Entries from a dataset:
'''

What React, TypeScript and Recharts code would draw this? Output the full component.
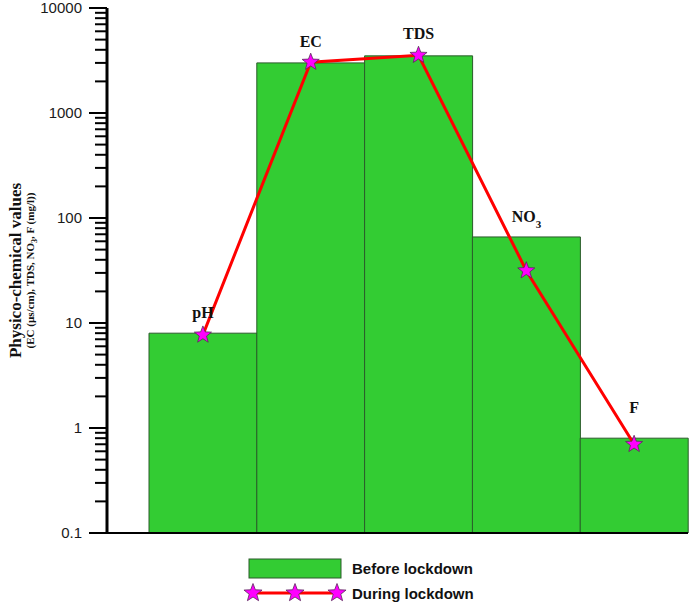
import React from 'react';
import { ComposedChart, Bar, Line, XAxis, YAxis, Legend, LabelList } from 'recharts';

const parameters = ['pH', 'EC', 'TDS', 'NO3', 'F'];
const beforeLockdown = [8, 3000, 3500, 66, 0.8];
const duringLockdown = [7.7, 3050, 3550, 31.5, 0.7];
const majorTicks = [0.1, 1, 10, 100, 1000, 10000];
const minorSteps = [2, 3, 4, 5, 6, 7, 8, 9];

const data = parameters.map((name, i) => ({
  name,
  before: beforeLockdown[i],
  during: duringLockdown[i],
}));

// extra lift for the parameter names above the bars
const labelLift = [15, 16, 17, 15, 25];

const GREEN = '#33cc33';
const BAR_EDGE = '#2b5b2b';
const STAR_FILL = '#ff00ff';
const STAR_EDGE = '#5a2a5a';

const DECADES = Math.log10(majorTicks[majorTicks.length - 1] / majorTicks[0]);

const starPoints = (cx: number, cy: number, outer: number, inner: number) => {
  const pts: string[] = [];
  for (let i = 0; i < 10; i++) {
    const r = i % 2 === 0 ? outer : inner;
    const a = -Math.PI / 2 + (i * Math.PI) / 5;
    pts.push(`${cx + r * Math.cos(a)},${cy + r * Math.sin(a)}`);
  }
  return pts.join(' ');
};

const StarDot = (props: any) => {
  const { cx, cy, index } = props;
  if (cx == null || cy == null) return null;
  return (
    <polygon
      key={`star-${index}`}
      points={starPoints(cx, cy, 9, 3.8)}
      fill={STAR_FILL}
      stroke={STAR_EDGE}
      strokeWidth={0.8}
    />
  );
};

// decade tick with its label, plus the 2..9 minor marks of the decade above it
const YTick = (props: any) => {
  const { x, y, payload, height } = props;
  const v = Number(payload.value);
  const axisHeight = Number(height) > 0 ? Number(height) : 525;
  const decadePx = axisHeight / DECADES;
  const isTop = v >= majorTicks[majorTicks.length - 1];
  return (
    <g>
      <line x1={x - 18} x2={x} y1={y} y2={y} stroke="#000" strokeWidth={2} />
      {!isTop &&
        minorSteps.map((k) => {
          const my = y - decadePx * Math.log10(k);
          return <line key={k} x1={x - 12} x2={x} y1={my} y2={my} stroke="#000" strokeWidth={2} />;
        })}
      <text
        x={x - 25}
        y={y}
        dy={5}
        textAnchor="end"
        fontFamily="'Liberation Sans', Arial, sans-serif"
        fontSize={15}
        fill="#1a1a1a"
      >
        {String(v)}
      </text>
    </g>
  );
};

const YLabel = (props: any) => {
  const vb = props.viewBox || { x: 0, y: 8, height: 525 };
  const cy = vb.y + vb.height / 2;
  return (
    <g fontFamily="'Liberation Serif', 'Times New Roman', serif" fill="#111">
      <text
        x={15}
        y={cy}
        transform={`rotate(-90, 15, ${cy})`}
        textAnchor="middle"
        dominantBaseline="central"
        fontSize={17}
        fontWeight="bold"
      >
        Physico-chemical values
      </text>
      <text
        x={30}
        y={cy}
        transform={`rotate(-90, 30, ${cy})`}
        textAnchor="middle"
        dominantBaseline="central"
        fontSize={11}
        fontWeight="bold"
      >
        (EC (µs/cm), TDS, NO<tspan baselineShift="sub" fontSize={8}>3</tspan>, F (mg/l))
      </text>
    </g>
  );
};

const TopLabel = (props: any) => {
  const { x, y, width, value, index } = props;
  const cx = x + width / 2;
  const ty = y - (labelLift[index] ?? 15);
  const style = {
    fontFamily: "'Liberation Serif', 'Times New Roman', serif",
    fontSize: 16,
    fontWeight: 'bold' as const,
    fill: '#111',
  };
  if (value === 'NO3') {
    return (
      <text x={cx} y={ty} textAnchor="middle" {...style}>
        NO<tspan baselineShift="sub" fontSize={11}>3</tspan>
      </text>
    );
  }
  return (
    <text x={cx} y={ty} textAnchor="middle" {...style}>
      {value}
    </text>
  );
};

const LegendBox = () => (
  <div style={{ height: 45 }}>
    <svg width={689} height={45} style={{ display: 'block' }}>
      <g fontFamily="'Liberation Sans', Arial, sans-serif" fontSize={15} fontWeight="bold" fill="#111">
        <rect x={249} y={2} width={92} height={19} fill={GREEN} stroke={BAR_EDGE} strokeWidth={1} />
        <text x={352} y={17}>Before lockdown</text>
        <line x1={253} x2={337} y1={36} y2={36} stroke="#ff0000" strokeWidth={3} />
        {[253, 295, 337].map((sx) => (
          <polygon key={sx} points={starPoints(sx, 36, 9.5, 4)} fill={STAR_FILL} stroke={STAR_EDGE} strokeWidth={0.8} />
        ))}
        <text x={352} y={42}>During lockdown</text>
      </g>
    </svg>
  </div>
);

export default function App() {
  return (
    <div style={{ position: 'absolute', left: 0, top: 0, background: '#fff' }}>
      <ComposedChart
        width={689}
        height={606}
        data={data}
        margin={{ top: 8, right: 1, left: 0, bottom: 4 }}
        barCategoryGap={0}
      >
        <XAxis
          dataKey="name"
          tick={false}
          tickLine={false}
          height={24}
          padding={{ left: 42, right: 0 }}
          axisLine={{ stroke: '#000', strokeWidth: 2 }}
        />
        <YAxis
          type="number"
          scale="log"
          domain={[0.1, 10000]}
          allowDataOverflow
          ticks={majorTicks}
          interval={0}
          tick={YTick}
          tickLine={false}
          tickSize={0}
          tickMargin={0}
          width={107}
          axisLine={{ stroke: '#000', strokeWidth: 3 }}
          label={{ content: YLabel }}
        />
        <Legend verticalAlign="bottom" content={LegendBox} wrapperStyle={{ left: 0, width: 689 }} />
        <Bar dataKey="before" name="Before lockdown" fill={GREEN} stroke={BAR_EDGE} strokeWidth={1} isAnimationActive={false}>
          <LabelList dataKey="name" content={TopLabel} />
        </Bar>
        <Line
          dataKey="during"
          name="During lockdown"
          type="linear"
          stroke="#ff0000"
          strokeWidth={3}
          dot={StarDot}
          activeDot={false}
          isAnimationActive={false}
        />
      </ComposedChart>
    </div>
  );
}
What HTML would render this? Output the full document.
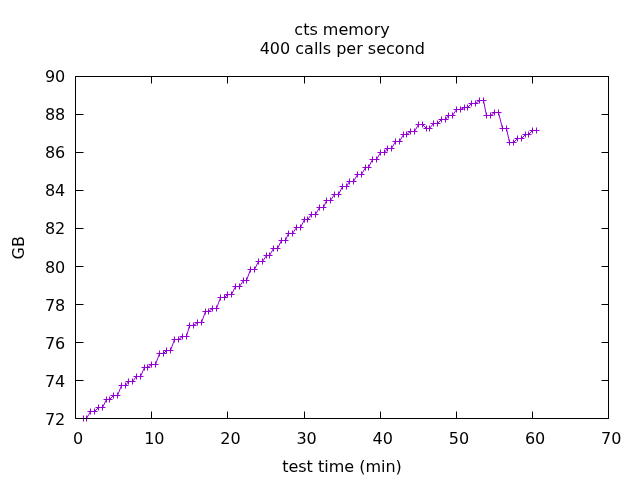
<!DOCTYPE html>
<html><head><meta charset="utf-8"><style>
html,body{margin:0;padding:0;background:#fff;width:640px;height:480px;overflow:hidden}
svg{display:block;will-change:transform}
</style></head><body>
<svg width="640" height="480" viewBox="0 0 640 480">
<rect x="0" y="0" width="640" height="480" fill="#fff"/>
<path d="M75.5,418.50h8M608.5,418.50h-7M75.5,380.50h8M608.5,380.50h-7M75.5,342.50h8M608.5,342.50h-7M75.5,304.50h8M608.5,304.50h-7M75.5,266.50h8M608.5,266.50h-7M75.5,228.50h8M608.5,228.50h-7M75.5,190.50h8M608.5,190.50h-7M75.5,152.50h8M608.5,152.50h-7M75.5,114.50h8M608.5,114.50h-7M75.5,76.50h8M608.5,76.50h-7M75.50,418.5v-7M75.50,76.5v7M151.50,418.5v-7M151.50,76.5v7M227.50,418.5v-7M227.50,76.5v7M304.50,418.5v-7M304.50,76.5v7M380.50,418.5v-7M380.50,76.5v7M456.50,418.5v-7M456.50,76.5v7M532.50,418.5v-7M532.50,76.5v7M608.50,418.5v-7M608.50,76.5v7" stroke="#000" stroke-width="1" fill="none"/>
<g font-family="DejaVu Sans, sans-serif" font-size="16" fill="#000"><text x="65.3" y="82" text-anchor="end">90</text><text x="65.3" y="120" text-anchor="end">88</text><text x="65.3" y="158" text-anchor="end">86</text><text x="65.3" y="196" text-anchor="end">84</text><text x="65.3" y="234" text-anchor="end">82</text><text x="65.3" y="273" text-anchor="end">80</text><text x="65.3" y="311" text-anchor="end">78</text><text x="65.3" y="349" text-anchor="end">76</text><text x="65.3" y="387" text-anchor="end">74</text><text x="65.3" y="425" text-anchor="end">72</text><text x="78.20" y="444" text-anchor="middle">0</text><text x="154.34" y="444" text-anchor="middle">10</text><text x="230.49" y="444" text-anchor="middle">20</text><text x="306.63" y="444" text-anchor="middle">30</text><text x="382.77" y="444" text-anchor="middle">40</text><text x="458.91" y="444" text-anchor="middle">50</text><text x="535.06" y="444" text-anchor="middle">60</text><text x="611.20" y="444" text-anchor="middle">70</text><text x="342" y="35" text-anchor="middle">cts memory</text><text x="342.3" y="54" text-anchor="middle">400 calls per second</text><text x="342" y="472" text-anchor="middle">test time (min)</text><text transform="translate(24.2,247.75) rotate(-90)" text-anchor="middle">GB</text></g>
<polyline points="83.50,418.50 86.50,418.50 90.50,411.50 94.50,411.50 98.50,407.50 102.50,407.50 106.50,399.50 109.50,399.50 113.50,395.50 117.50,395.50 121.50,385.50 125.50,385.50 128.50,381.50 132.50,381.50 136.50,376.50 140.50,376.50 144.50,367.50 147.50,367.50 151.50,364.50 155.50,364.50 159.50,353.50 163.50,353.50 166.50,350.50 170.50,350.50 174.50,339.50 178.50,339.50 182.50,336.50 186.50,336.50 189.50,325.50 193.50,325.50 197.50,322.50 201.50,322.50 205.50,311.50 208.50,311.50 212.50,308.50 216.50,308.50 220.50,297.50 224.50,297.50 227.50,294.50 231.50,294.50 235.50,286.50 239.50,286.50 243.50,280.50 246.50,280.50 250.50,269.50 254.50,269.50 258.50,261.50 262.50,261.50 266.50,255.50 269.50,255.50 273.50,248.50 277.50,248.50 281.50,240.50 285.50,240.50 288.50,233.50 292.50,233.50 296.50,227.50 300.50,227.50 304.50,219.50 307.50,219.50 311.50,214.50 315.50,214.50 319.50,207.50 323.50,207.50 326.50,200.50 330.50,200.50 334.50,194.50 338.50,194.50 342.50,186.50 346.50,186.50 349.50,181.50 353.50,181.50 357.50,174.50 361.50,174.50 365.50,167.50 368.50,167.50 372.50,159.50 376.50,159.50 380.50,152.50 384.50,152.50 387.50,148.50 391.50,148.50 395.50,141.50 399.50,141.50 403.50,134.50 406.50,134.50 410.50,131.50 414.50,131.50 418.50,124.50 422.50,124.50 426.50,128.50 429.50,128.50 433.50,123.50 437.50,123.50 441.50,119.50 445.50,119.50 448.50,115.50 452.50,115.50 456.50,109.50 460.50,109.50 464.50,107.50 467.50,107.50 471.50,103.50 475.50,103.50 479.50,100.50 483.50,100.50 486.50,115.50 490.50,115.50 494.50,112.50 498.50,112.50 502.50,128.50 506.50,128.50 509.50,142.50 513.50,142.50 517.50,138.50 521.50,138.50 525.50,134.50 528.50,134.50 532.50,130.50 536.50,130.50" fill="none" stroke="#9400d3" stroke-width="1"/>
<path d="M80.50,418.50h6M83.50,415.50v6M83.50,418.50h6M86.50,415.50v6M87.50,411.50h6M90.50,408.50v6M91.50,411.50h6M94.50,408.50v6M95.50,407.50h6M98.50,404.50v6M99.50,407.50h6M102.50,404.50v6M103.50,399.50h6M106.50,396.50v6M106.50,399.50h6M109.50,396.50v6M110.50,395.50h6M113.50,392.50v6M114.50,395.50h6M117.50,392.50v6M118.50,385.50h6M121.50,382.50v6M122.50,385.50h6M125.50,382.50v6M125.50,381.50h6M128.50,378.50v6M129.50,381.50h6M132.50,378.50v6M133.50,376.50h6M136.50,373.50v6M137.50,376.50h6M140.50,373.50v6M141.50,367.50h6M144.50,364.50v6M144.50,367.50h6M147.50,364.50v6M148.50,364.50h6M151.50,361.50v6M152.50,364.50h6M155.50,361.50v6M156.50,353.50h6M159.50,350.50v6M160.50,353.50h6M163.50,350.50v6M163.50,350.50h6M166.50,347.50v6M167.50,350.50h6M170.50,347.50v6M171.50,339.50h6M174.50,336.50v6M175.50,339.50h6M178.50,336.50v6M179.50,336.50h6M182.50,333.50v6M183.50,336.50h6M186.50,333.50v6M186.50,325.50h6M189.50,322.50v6M190.50,325.50h6M193.50,322.50v6M194.50,322.50h6M197.50,319.50v6M198.50,322.50h6M201.50,319.50v6M202.50,311.50h6M205.50,308.50v6M205.50,311.50h6M208.50,308.50v6M209.50,308.50h6M212.50,305.50v6M213.50,308.50h6M216.50,305.50v6M217.50,297.50h6M220.50,294.50v6M221.50,297.50h6M224.50,294.50v6M224.50,294.50h6M227.50,291.50v6M228.50,294.50h6M231.50,291.50v6M232.50,286.50h6M235.50,283.50v6M236.50,286.50h6M239.50,283.50v6M240.50,280.50h6M243.50,277.50v6M243.50,280.50h6M246.50,277.50v6M247.50,269.50h6M250.50,266.50v6M251.50,269.50h6M254.50,266.50v6M255.50,261.50h6M258.50,258.50v6M259.50,261.50h6M262.50,258.50v6M263.50,255.50h6M266.50,252.50v6M266.50,255.50h6M269.50,252.50v6M270.50,248.50h6M273.50,245.50v6M274.50,248.50h6M277.50,245.50v6M278.50,240.50h6M281.50,237.50v6M282.50,240.50h6M285.50,237.50v6M285.50,233.50h6M288.50,230.50v6M289.50,233.50h6M292.50,230.50v6M293.50,227.50h6M296.50,224.50v6M297.50,227.50h6M300.50,224.50v6M301.50,219.50h6M304.50,216.50v6M304.50,219.50h6M307.50,216.50v6M308.50,214.50h6M311.50,211.50v6M312.50,214.50h6M315.50,211.50v6M316.50,207.50h6M319.50,204.50v6M320.50,207.50h6M323.50,204.50v6M323.50,200.50h6M326.50,197.50v6M327.50,200.50h6M330.50,197.50v6M331.50,194.50h6M334.50,191.50v6M335.50,194.50h6M338.50,191.50v6M339.50,186.50h6M342.50,183.50v6M343.50,186.50h6M346.50,183.50v6M346.50,181.50h6M349.50,178.50v6M350.50,181.50h6M353.50,178.50v6M354.50,174.50h6M357.50,171.50v6M358.50,174.50h6M361.50,171.50v6M362.50,167.50h6M365.50,164.50v6M365.50,167.50h6M368.50,164.50v6M369.50,159.50h6M372.50,156.50v6M373.50,159.50h6M376.50,156.50v6M377.50,152.50h6M380.50,149.50v6M381.50,152.50h6M384.50,149.50v6M384.50,148.50h6M387.50,145.50v6M388.50,148.50h6M391.50,145.50v6M392.50,141.50h6M395.50,138.50v6M396.50,141.50h6M399.50,138.50v6M400.50,134.50h6M403.50,131.50v6M403.50,134.50h6M406.50,131.50v6M407.50,131.50h6M410.50,128.50v6M411.50,131.50h6M414.50,128.50v6M415.50,124.50h6M418.50,121.50v6M419.50,124.50h6M422.50,121.50v6M423.50,128.50h6M426.50,125.50v6M426.50,128.50h6M429.50,125.50v6M430.50,123.50h6M433.50,120.50v6M434.50,123.50h6M437.50,120.50v6M438.50,119.50h6M441.50,116.50v6M442.50,119.50h6M445.50,116.50v6M445.50,115.50h6M448.50,112.50v6M449.50,115.50h6M452.50,112.50v6M453.50,109.50h6M456.50,106.50v6M457.50,109.50h6M460.50,106.50v6M461.50,107.50h6M464.50,104.50v6M464.50,107.50h6M467.50,104.50v6M468.50,103.50h6M471.50,100.50v6M472.50,103.50h6M475.50,100.50v6M476.50,100.50h6M479.50,97.50v6M480.50,100.50h6M483.50,97.50v6M483.50,115.50h6M486.50,112.50v6M487.50,115.50h6M490.50,112.50v6M491.50,112.50h6M494.50,109.50v6M495.50,112.50h6M498.50,109.50v6M499.50,128.50h6M502.50,125.50v6M503.50,128.50h6M506.50,125.50v6M506.50,142.50h6M509.50,139.50v6M510.50,142.50h6M513.50,139.50v6M514.50,138.50h6M517.50,135.50v6M518.50,138.50h6M521.50,135.50v6M522.50,134.50h6M525.50,131.50v6M525.50,134.50h6M528.50,131.50v6M529.50,130.50h6M532.50,127.50v6M533.50,130.50h6M536.50,127.50v6" stroke="#9400d3" stroke-width="1" fill="none"/>
<path d="M75.5,76.5V418.5H608.5V76.5Z" stroke="#000" stroke-width="1" fill="none"/>
</svg>
</body></html>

'''

» PROMPT: Return only the lines from the start of the data through the line that contains "const labelLift = [15, 16, 17, 15, 25];", please, copying them exactly and omitting all pictures.

» COMPLETED EXERCISE:
What React, TypeScript and Recharts code would draw this? Output the full component.
import React from 'react';
import { ComposedChart, Bar, Line, XAxis, YAxis, Legend, LabelList } from 'recharts';

const parameters = ['pH', 'EC', 'TDS', 'NO3', 'F'];
const beforeLockdown = [8, 3000, 3500, 66, 0.8];
const duringLockdown = [7.7, 3050, 3550, 31.5, 0.7];
const majorTicks = [0.1, 1, 10, 100, 1000, 10000];
const minorSteps = [2, 3, 4, 5, 6, 7, 8, 9];

const data = parameters.map((name, i) => ({
  name,
  before: beforeLockdown[i],
  during: duringLockdown[i],
}));

// extra lift for the parameter names above the bars
const labelLift = [15, 16, 17, 15, 25];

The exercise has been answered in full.